Abstraktion
Manchmal gibt es ganz unerwartete Parallelen im Leben, die einen überraschen. So hat mein Chef bei meinem Bewerbungsgespräch gesagt, dass er die Softwareentwicklung als einen kreativen Prozess betrachtet. Ich habe dem nicht widersprochen, sehe die Schwerpunkte jedoch eher im Verständnisprozess und handwerklichen Fähigkeiten. Nun wurde mir beim Besuch der Feininiger-Ausstellung klar, dass auch Künstler nach diesem Schema arbeiten und man diese Vorgehensweise also durchaus als kreativ bezeichnen kann.
Am Anfang stand bei Lyonel Feininger meist eine Skizze, mit Kohle oder Feder auf Papier festgehalten. Diese beinhaltete überraschend viele Details und vor allem auch verschiedene Ansichten seiner Motive. Während sein Bruder Bilder als Fotographien festhielt, lebte Lyonels Gedächtnis von seiner großen Anzahl an Skizzen, die ihm bis ins hohe Alter ermöglichten, die fernen thüringischen Dörfer zu malen.
Als zweiter Schritt folgten oft mit Tinte und Feder vereinfachte Versionen des Skizzen. Wenige, klare Linien reduzieren die Bilder auf das Wesentliche; großflächig aufgetragene Aquarellfarben unterstützen diese erste Abstraktion, auf dessen Basis verschiedene Vorlagen entstanden, von denen schließlich meist eine in einem Ölgemälde auf Leinwand mündete. Bei den Lithographie-Spätwerken wurde dieser Grundaufbau noch auf die Linien beschränkt, die maximal mögliche Abstraktion war erreicht.

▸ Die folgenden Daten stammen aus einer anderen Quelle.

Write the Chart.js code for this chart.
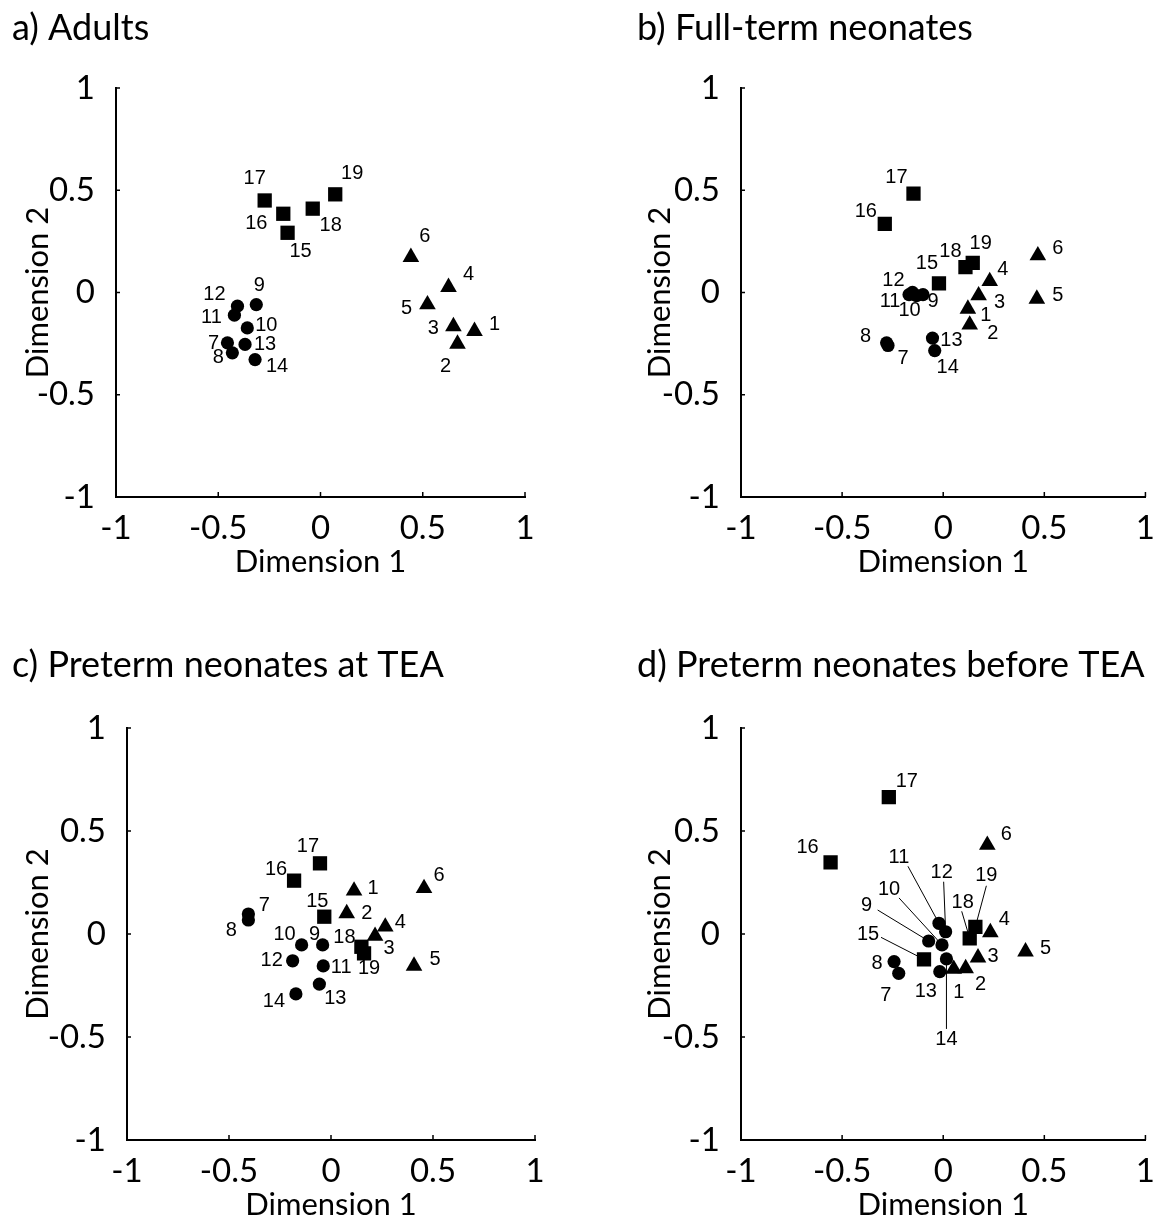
<!DOCTYPE html>
<html>
<head>
<meta charset="utf-8">
<script src="https://cdn.jsdelivr.net/npm/chart.js@4/dist/chart.umd.min.js"></script>
<style>
  html, body { margin: 0; padding: 0; background: #fff; }
  body { width: 1162px; height: 1220px; position: relative; overflow: hidden; }
  .panel { position: absolute; width: 581px; height: 610px; }
</style>
</head>
<body>
<div class="panel" style="left:0;top:0"><canvas id="chartA"></canvas></div>
<div class="panel" style="left:581px;top:0"><canvas id="chartB"></canvas></div>
<div class="panel" style="left:0;top:610px"><canvas id="chartC"></canvas></div>
<div class="panel" style="left:581px;top:610px"><canvas id="chartD"></canvas></div>
<script>
// ---------------- DATA ----------------
const triangleIds = [1, 2, 3, 4, 5, 6];
const circleIds = [7, 8, 9, 10, 11, 12, 13, 14];
const squareIds = [15, 16, 17, 18, 19];

const tickValues = [-1, -0.5, 0, 0.5, 1];
const tickLabels = ['-1', '-0.5', '0', '0.5', '1'];

const panelTitles = ['a) Adults', 'b) Full-term neonates', 'c) Preterm neonates at TEA', 'd) Preterm neonates before TEA'];
const xAxisTitle = 'Dimension 1';
const yAxisTitle = 'Dimension 2';

// values indexed by point id 1..19
const adultsX = [0.753, 0.670, 0.650, 0.626, 0.523, 0.442, -0.455, -0.431, -0.314, -0.358, -0.421, -0.406, -0.369, -0.320, -0.161, -0.182, -0.273, -0.038, 0.072];
const adultsY = [-0.189, -0.251, -0.166, 0.026, -0.059, 0.173, -0.246, -0.295, -0.059, -0.173, -0.111, -0.067, -0.254, -0.328, 0.292, 0.385, 0.450, 0.410, 0.480];

const fullTermX = [0.122, 0.131, 0.175, 0.230, 0.463, 0.468, -0.273, -0.280, -0.100, -0.132, -0.169, -0.152, -0.053, -0.042, -0.021, -0.289, -0.147, 0.110, 0.146];
const fullTermY = [-0.080, -0.158, -0.015, 0.055, -0.031, 0.181, -0.259, -0.246, -0.010, -0.015, -0.010, 0.001, -0.223, -0.284, 0.045, 0.336, 0.483, 0.124, 0.145];

const pretermTeaX = [0.113, 0.077, 0.216, 0.266, 0.407, 0.456, -0.405, -0.405, -0.041, -0.144, -0.038, -0.188, -0.057, -0.172, -0.033, -0.181, -0.054, 0.149, 0.162];
const pretermTeaY = [0.210, 0.100, -0.010, 0.035, -0.155, 0.222, 0.097, 0.068, -0.053, -0.053, -0.155, -0.130, -0.243, -0.291, 0.084, 0.259, 0.343, -0.062, -0.094];

const pretermBeforeX = [0.052, 0.111, 0.172, 0.233, 0.407, 0.218, -0.220, -0.243, -0.072, -0.006, -0.021, 0.012, -0.017, 0.016, -0.095, -0.557, -0.269, 0.131, 0.159];
const pretermBeforeY = [-0.170, -0.167, -0.115, 0.008, -0.086, 0.432, -0.191, -0.134, -0.034, -0.053, 0.052, 0.011, -0.183, -0.121, -0.123, 0.348, 0.664, -0.021, 0.035];

// ---------------- LABEL PLACEMENT (pixel offsets from each point, by id) ----------------
const labelOffsetsA = [[20,-7],[-12,23],[-20,2],[20,-13],[-21,4],[14,-21],[-14,1],[-14,5],[3,-19],[19,-2],[-23,2],[-23,-12],[20,0],[22,7],[13,19],[-27,10],[-10,-22],[18,17],[17,-21]];
const labelOffsetsB = [[18,7],[23,9],[21,7],[13,-12],[21,-3],[20,-7],[15,13],[-21,-6],[10,7],[-7,15],[-19,7],[-19,-12],[19,2],[13,17],[-12,-20],[-19,-12],[-17,-16],[-15,-16],[8,-19]];
const labelOffsetsC = [[19,-2],[20,0],[14,12],[15,-4],[21,-6],[15,-13],[16,-9],[-17,10],[-8,-10],[-17,-10],[18,2],[-21,0],[16,14],[-22,8],[-7,-15],[-18,-11],[-12,-17],[-17,-9],[5,15]];
const labelOffsetsD = [[5,23],[15,16],[15,-1],[14,-13],[20,-3],[19,-11],[-13,22],[-17,2],[-62,-36],[-53,-55],[-40,-66],[-4,-59],[-14,20],[0,81],[-56,-25],[-23,-15],[18,-16],[-7,-36],[11,-51]];
const leaderEndsD = {9:[-51,-31], 10:[-43,-47], 11:[-31,-57], 12:[-2,-50], 14:[0,70], 15:[-43,-22], 18:[-8,-27], 19:[11,-41]};

// ---------------- BUILD ----------------
const FONT = 'Lato, "Open Sans", sans-serif';

function buildDatasets(xs, ys) {
  const groups = [
    {ids: triangleIds, style: 'triangle', r: 9.6},
    {ids: circleIds, style: 'circle', r: 6.6},
    {ids: squareIds, style: 'rect', r: 10.1}
  ];
  return groups.map(g => ({
    data: g.ids.map(id => ({x: xs[id - 1], y: ys[id - 1], id: id})),
    pointStyle: g.style,
    pointRadius: g.r,
    pointHoverRadius: g.r,
    backgroundColor: '#000',
    borderColor: '#000',
    borderWidth: 0,
    showLine: false
  }));
}

function makeLabelPlugin(offsets, leaders) {
  return {
    id: 'pointLabels',
    beforeDatasetsDraw(chart) {
      if (!leaders) return;
      const ctx = chart.ctx;
      ctx.save();
      ctx.strokeStyle = '#000';
      ctx.lineWidth = 1;
      chart.data.datasets.forEach((ds, i) => {
        chart.getDatasetMeta(i).data.forEach((el, j) => {
          const le = leaders[ds.data[j].id];
          if (!le) return;
          ctx.beginPath();
          ctx.moveTo(el.x, el.y);
          ctx.lineTo(el.x + le[0], el.y + le[1]);
          ctx.stroke();
        });
      });
      ctx.restore();
    },
    afterDatasetsDraw(chart) {
      const ctx = chart.ctx;
      ctx.save();
      ctx.fillStyle = '#000';
      ctx.font = '20px "Liberation Sans", Arial, sans-serif';
      ctx.textAlign = 'center';
      ctx.textBaseline = 'middle';
      chart.data.datasets.forEach((ds, i) => {
        chart.getDatasetMeta(i).data.forEach((el, j) => {
          const id = ds.data[j].id;
          const off = offsets[id - 1];
          ctx.fillText(String(id), el.x + off[0], el.y + off[1]);
        });
      });
      ctx.restore();
    }
  };
}

const inwardTicks = {
  id: 'inwardTicks',
  afterDraw(chart) {
    const ctx = chart.ctx, area = chart.chartArea;
    const sx = chart.scales.x, sy = chart.scales.y;
    ctx.save();
    ctx.strokeStyle = '#000';
    ctx.lineWidth = 1.5;
    ctx.beginPath();
    tickValues.forEach(v => {
      const px = sx.getPixelForValue(v);
      ctx.moveTo(px, area.bottom);
      ctx.lineTo(px, area.bottom - 5);
      const py = sy.getPixelForValue(v);
      ctx.moveTo(area.left, py);
      ctx.lineTo(area.left + 4, py);
    });
    ctx.stroke();
    ctx.restore();
  }
};

function makeChart(canvasId, title, xs, ys, offsets, leaders, lay) {
  const tickFont = {family: FONT, size: 33, lineHeight: 1};
  return new Chart(document.getElementById(canvasId), {
    type: 'scatter',
    data: {datasets: buildDatasets(xs, ys)},
    options: {
      responsive: true,
      maintainAspectRatio: false,
      animation: false,
      events: [],
      layout: {padding: {left: lay.padLeft, right: lay.padRight, top: 0, bottom: 0}},
      plugins: {
        legend: {display: false},
        tooltip: {enabled: false},
        title: {
          display: true, text: title, align: 'start', color: '#000',
          font: {family: FONT, size: 36, lineHeight: 1, weight: 'normal'},
          padding: {top: lay.titleTop, bottom: lay.titleBottom}
        }
      },
      scales: {
        x: {
          type: 'linear', min: -1, max: 1,
          grid: {display: false},
          border: {display: true, color: '#000', width: 2},
          ticks: {stepSize: 0.5, color: '#000', font: tickFont, padding: 7, maxRotation: 0, autoSkip: false,
                  callback: v => { const k = tickValues.indexOf(v); return k >= 0 ? tickLabels[k] : ''; }},
          title: {display: true, text: xAxisTitle, color: '#000', font: {family: FONT, size: 31, lineHeight: 1},
                  padding: {top: 0, bottom: lay.xTitleBottom}},
          afterFit: s => { s.height = lay.xHeight; }
        },
        y: {
          type: 'linear', min: -1, max: 1,
          grid: {display: false},
          border: {display: true, color: '#000', width: 2},
          ticks: {stepSize: 0.5, color: '#000', font: tickFont, padding: 13, autoSkip: false,
                  callback: v => { const k = tickValues.indexOf(v); return k >= 0 ? tickLabels[k] : ''; }},
          title: {display: true, text: yAxisTitle, color: '#000', font: {family: FONT, size: 31, lineHeight: 1},
                  padding: {top: lay.yTitleTop, bottom: 0}},
          afterFit: s => { s.width = lay.yWidth; }
        }
      }
    },
    plugins: [makeLabelPlugin(offsets, leaders), inwardTicks]
  });
}

makeChart('chartA', panelTitles[0], adultsX, adultsY, labelOffsetsA, null,
  {padLeft: 12, padRight: 56, yWidth: 104, xHeight: 113, titleTop: 10, titleBottom: 42, xTitleBottom: 32.5, yTitleTop: 10.5});
makeChart('chartB', panelTitles[1], fullTermX, fullTermY, labelOffsetsB, null,
  {padLeft: 56, padRight: 16, yWidth: 104, xHeight: 113, titleTop: 10, titleBottom: 42, xTitleBottom: 32.5, yTitleTop: 7.5});
makeChart('chartC', panelTitles[2], pretermTeaX, pretermTeaY, labelOffsetsC, null,
  {padLeft: 12, padRight: 46, yWidth: 115, xHeight: 80, titleTop: 37, titleBottom: 45, xTitleBottom: 0, yTitleTop: 10.5});
makeChart('chartD', panelTitles[3], pretermBeforeX, pretermBeforeY, labelOffsetsD, leaderEndsD,
  {padLeft: 56, padRight: 16, yWidth: 104, xHeight: 80, titleTop: 37, titleBottom: 45, xTitleBottom: 0, yTitleTop: 7.5});
</script>
</body>
</html>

Als ich vor kurzem von Kollegen befragt wurde wann man erkennt, wo eine Abstraktionsebene aufhört und die nächste beginnt, da wurde mir diese Parallele bewusst. Ich hatte nämlich keine passende Antwort parat, genausowenig wie Feininger wusste, wann er die Formen des Motivs weit genug reduziert hatte. Oft sieht man nicht sofort, wie man eine Funktionalität oder Code auseinanderziehen kann. Dies bedeutet jedoch nicht zwangsläufig, dass man die atomare Grundform gefunden hat; andere Techniken und Sichtweisen können den Eindruck ändern. Bis dahin ist die gefundene Lösung aber meist ausreichend.
Das Vorgehen ist also einfach, ohne deterministisch zu sein: Man vereinfacht eine Funktion, indem man nach und nach von den Details abstrahiert, bis am Ende eine nur scheinbar einfache, aber leicht zu erfassende Struktur übrig bleibt. Notwendig ist dabei nur, die Technik der Abstrahierung zu beherrschen, so wie Feininger es auf zeichnerische Art tat, und sicherzustellen, dass nichts Wesentliches bei diesem Prozess verloren geht. Auf die Softwareentwicklung übertragen heißt dies: Testgetrieben vorgehen, um zu garantieren, dass eine einmal umgesetzte Funktion nicht beeinträchtigt wird!